The data:
▼

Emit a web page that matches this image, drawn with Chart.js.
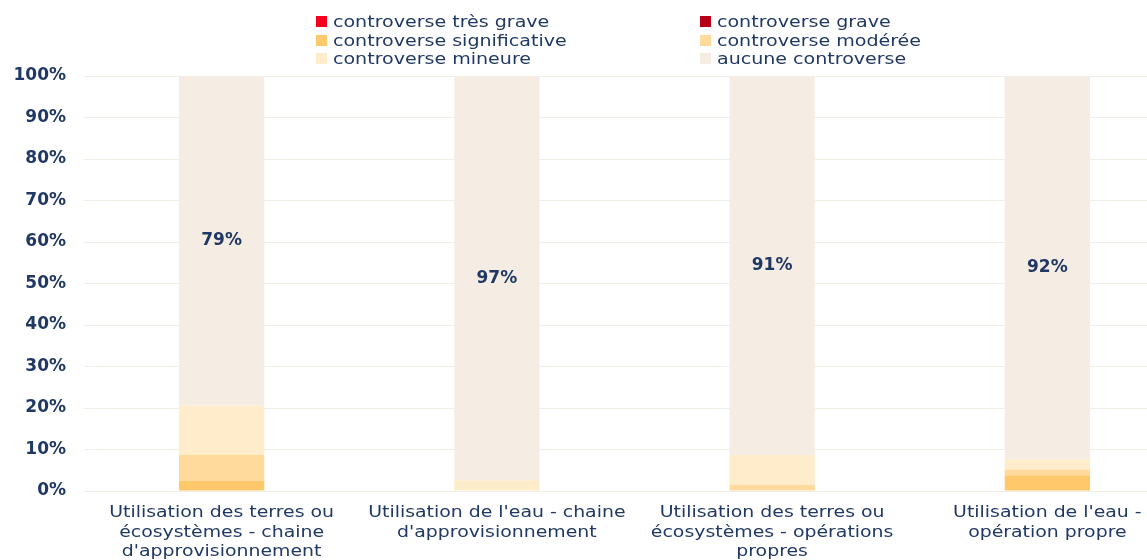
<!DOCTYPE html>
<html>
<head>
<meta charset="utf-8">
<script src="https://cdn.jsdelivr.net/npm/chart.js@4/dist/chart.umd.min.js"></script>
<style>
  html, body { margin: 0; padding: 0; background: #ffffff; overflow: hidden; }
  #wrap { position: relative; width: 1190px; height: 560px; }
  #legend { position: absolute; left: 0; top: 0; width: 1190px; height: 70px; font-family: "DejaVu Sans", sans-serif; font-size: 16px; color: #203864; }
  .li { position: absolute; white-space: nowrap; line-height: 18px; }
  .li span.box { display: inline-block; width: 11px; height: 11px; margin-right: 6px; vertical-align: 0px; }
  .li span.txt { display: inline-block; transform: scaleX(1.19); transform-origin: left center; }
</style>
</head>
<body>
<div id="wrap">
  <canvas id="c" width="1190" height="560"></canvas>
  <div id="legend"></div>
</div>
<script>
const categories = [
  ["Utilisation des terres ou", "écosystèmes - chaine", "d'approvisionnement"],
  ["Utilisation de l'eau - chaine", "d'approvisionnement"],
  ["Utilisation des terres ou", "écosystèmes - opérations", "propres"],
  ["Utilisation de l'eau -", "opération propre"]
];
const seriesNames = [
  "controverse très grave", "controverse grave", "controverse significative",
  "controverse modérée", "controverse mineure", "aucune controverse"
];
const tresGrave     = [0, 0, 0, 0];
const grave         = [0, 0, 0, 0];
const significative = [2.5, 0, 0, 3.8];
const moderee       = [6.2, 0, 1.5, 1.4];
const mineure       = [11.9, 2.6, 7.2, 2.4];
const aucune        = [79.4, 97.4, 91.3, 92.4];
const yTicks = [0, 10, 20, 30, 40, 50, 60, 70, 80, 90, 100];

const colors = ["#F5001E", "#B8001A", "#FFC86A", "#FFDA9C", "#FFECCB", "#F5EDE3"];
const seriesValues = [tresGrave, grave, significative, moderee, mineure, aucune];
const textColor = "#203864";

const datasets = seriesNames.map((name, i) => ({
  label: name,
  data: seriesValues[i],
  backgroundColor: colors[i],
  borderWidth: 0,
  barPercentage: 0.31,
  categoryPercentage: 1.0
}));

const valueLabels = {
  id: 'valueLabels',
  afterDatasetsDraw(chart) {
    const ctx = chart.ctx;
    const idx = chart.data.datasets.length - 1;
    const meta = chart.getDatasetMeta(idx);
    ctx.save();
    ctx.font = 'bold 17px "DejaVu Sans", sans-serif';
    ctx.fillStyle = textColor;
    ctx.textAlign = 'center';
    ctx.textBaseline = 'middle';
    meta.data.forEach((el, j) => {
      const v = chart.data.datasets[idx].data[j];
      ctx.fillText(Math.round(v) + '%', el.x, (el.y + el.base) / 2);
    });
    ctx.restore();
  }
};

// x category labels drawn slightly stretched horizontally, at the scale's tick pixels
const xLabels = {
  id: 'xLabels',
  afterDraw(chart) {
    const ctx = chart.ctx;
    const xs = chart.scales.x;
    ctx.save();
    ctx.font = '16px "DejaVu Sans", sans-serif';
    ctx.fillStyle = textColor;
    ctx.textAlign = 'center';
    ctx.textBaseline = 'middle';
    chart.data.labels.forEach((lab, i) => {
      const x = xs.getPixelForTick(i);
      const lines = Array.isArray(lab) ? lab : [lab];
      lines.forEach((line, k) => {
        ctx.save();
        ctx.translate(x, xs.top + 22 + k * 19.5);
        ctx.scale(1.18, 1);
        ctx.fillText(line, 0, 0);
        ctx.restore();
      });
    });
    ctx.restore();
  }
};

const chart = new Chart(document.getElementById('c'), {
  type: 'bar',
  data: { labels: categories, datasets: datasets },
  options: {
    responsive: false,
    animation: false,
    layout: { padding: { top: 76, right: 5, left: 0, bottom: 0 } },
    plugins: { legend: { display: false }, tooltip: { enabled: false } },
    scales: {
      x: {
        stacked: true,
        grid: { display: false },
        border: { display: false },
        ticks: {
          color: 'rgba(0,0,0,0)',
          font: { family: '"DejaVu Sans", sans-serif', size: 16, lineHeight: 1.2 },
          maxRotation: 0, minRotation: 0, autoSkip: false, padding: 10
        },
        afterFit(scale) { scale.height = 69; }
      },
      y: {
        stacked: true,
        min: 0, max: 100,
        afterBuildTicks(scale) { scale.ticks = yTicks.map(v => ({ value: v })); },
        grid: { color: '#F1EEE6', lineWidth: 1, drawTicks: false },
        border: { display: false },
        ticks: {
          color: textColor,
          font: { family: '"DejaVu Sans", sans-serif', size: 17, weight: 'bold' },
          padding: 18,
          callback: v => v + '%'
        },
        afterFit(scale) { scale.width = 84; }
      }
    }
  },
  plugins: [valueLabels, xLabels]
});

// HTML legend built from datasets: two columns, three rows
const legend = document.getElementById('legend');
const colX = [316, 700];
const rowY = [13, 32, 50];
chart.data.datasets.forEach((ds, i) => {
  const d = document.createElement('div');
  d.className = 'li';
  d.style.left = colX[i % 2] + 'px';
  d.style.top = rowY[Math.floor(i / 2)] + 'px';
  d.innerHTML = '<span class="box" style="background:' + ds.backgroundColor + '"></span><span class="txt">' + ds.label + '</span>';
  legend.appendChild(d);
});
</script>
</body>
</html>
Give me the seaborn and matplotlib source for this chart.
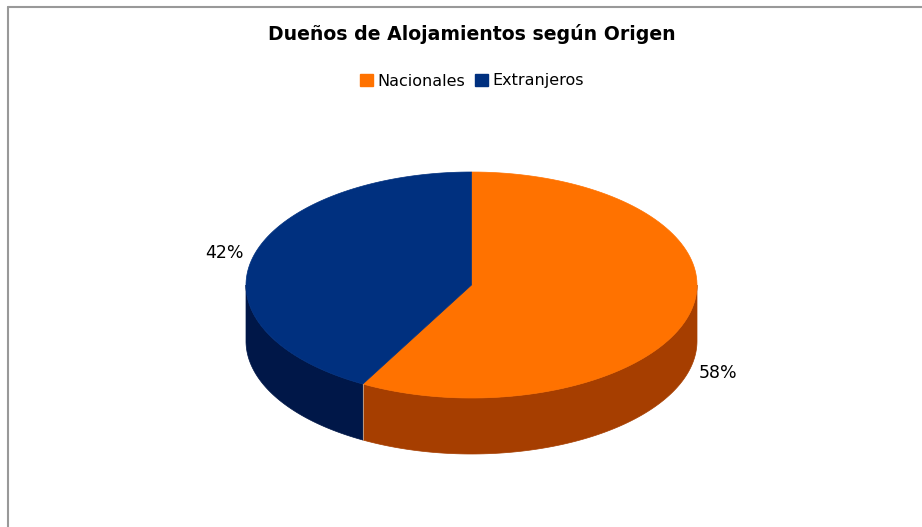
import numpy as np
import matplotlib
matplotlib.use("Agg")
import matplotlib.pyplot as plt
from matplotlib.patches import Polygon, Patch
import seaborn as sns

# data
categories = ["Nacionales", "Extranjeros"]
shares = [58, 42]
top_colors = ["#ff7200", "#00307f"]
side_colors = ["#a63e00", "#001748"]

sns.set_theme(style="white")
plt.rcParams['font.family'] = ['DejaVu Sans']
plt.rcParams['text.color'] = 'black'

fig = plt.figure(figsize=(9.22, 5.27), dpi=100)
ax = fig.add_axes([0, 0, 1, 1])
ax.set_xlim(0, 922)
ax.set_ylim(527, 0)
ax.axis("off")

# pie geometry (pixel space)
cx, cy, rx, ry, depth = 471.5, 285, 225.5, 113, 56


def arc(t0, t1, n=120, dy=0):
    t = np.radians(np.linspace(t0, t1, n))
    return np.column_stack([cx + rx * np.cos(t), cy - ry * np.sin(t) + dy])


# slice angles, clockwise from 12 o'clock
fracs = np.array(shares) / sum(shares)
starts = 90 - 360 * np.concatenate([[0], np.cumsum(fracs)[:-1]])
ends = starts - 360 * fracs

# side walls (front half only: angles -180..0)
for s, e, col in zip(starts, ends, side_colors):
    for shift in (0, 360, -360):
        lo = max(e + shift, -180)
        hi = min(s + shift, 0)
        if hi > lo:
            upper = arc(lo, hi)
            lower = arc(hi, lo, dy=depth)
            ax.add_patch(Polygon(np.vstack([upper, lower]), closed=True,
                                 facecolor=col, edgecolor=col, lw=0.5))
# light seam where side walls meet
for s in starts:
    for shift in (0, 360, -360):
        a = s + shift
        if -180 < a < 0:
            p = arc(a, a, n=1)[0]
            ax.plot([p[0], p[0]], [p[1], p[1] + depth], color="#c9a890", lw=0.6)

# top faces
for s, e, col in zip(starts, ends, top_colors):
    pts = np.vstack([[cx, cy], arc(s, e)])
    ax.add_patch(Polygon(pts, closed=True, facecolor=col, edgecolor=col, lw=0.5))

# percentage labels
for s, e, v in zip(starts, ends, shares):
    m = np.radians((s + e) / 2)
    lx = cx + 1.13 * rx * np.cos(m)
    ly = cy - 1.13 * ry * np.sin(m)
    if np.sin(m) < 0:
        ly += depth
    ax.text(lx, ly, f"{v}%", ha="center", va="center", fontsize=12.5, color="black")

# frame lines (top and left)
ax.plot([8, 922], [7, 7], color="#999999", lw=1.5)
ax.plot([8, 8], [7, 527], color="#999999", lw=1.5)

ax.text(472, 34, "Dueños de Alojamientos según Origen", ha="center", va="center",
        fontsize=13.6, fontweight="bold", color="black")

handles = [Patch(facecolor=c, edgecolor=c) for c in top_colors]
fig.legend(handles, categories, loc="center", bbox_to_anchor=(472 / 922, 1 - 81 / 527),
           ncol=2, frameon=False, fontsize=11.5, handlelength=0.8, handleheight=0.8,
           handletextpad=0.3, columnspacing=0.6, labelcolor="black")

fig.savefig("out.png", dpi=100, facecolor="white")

▲

Task: Except for the pictures, write out exactly the lines from the line that contains "Give me the" through the line that contains "return np.column_stack([cx +", including both.

In response:
Give me the seaborn and matplotlib source for this chart.
import numpy as np
import matplotlib
matplotlib.use("Agg")
import matplotlib.pyplot as plt
from matplotlib.patches import Polygon, Patch
import seaborn as sns

# data
categories = ["Nacionales", "Extranjeros"]
shares = [58, 42]
top_colors = ["#ff7200", "#00307f"]
side_colors = ["#a63e00", "#001748"]

sns.set_theme(style="white")
plt.rcParams['font.family'] = ['DejaVu Sans']
plt.rcParams['text.color'] = 'black'

fig = plt.figure(figsize=(9.22, 5.27), dpi=100)
ax = fig.add_axes([0, 0, 1, 1])
ax.set_xlim(0, 922)
ax.set_ylim(527, 0)
ax.axis("off")

# pie geometry (pixel space)
cx, cy, rx, ry, depth = 471.5, 285, 225.5, 113, 56


def arc(t0, t1, n=120, dy=0):
    t = np.radians(np.linspace(t0, t1, n))
    return np.column_stack([cx + rx * np.cos(t), cy - ry * np.sin(t) + dy])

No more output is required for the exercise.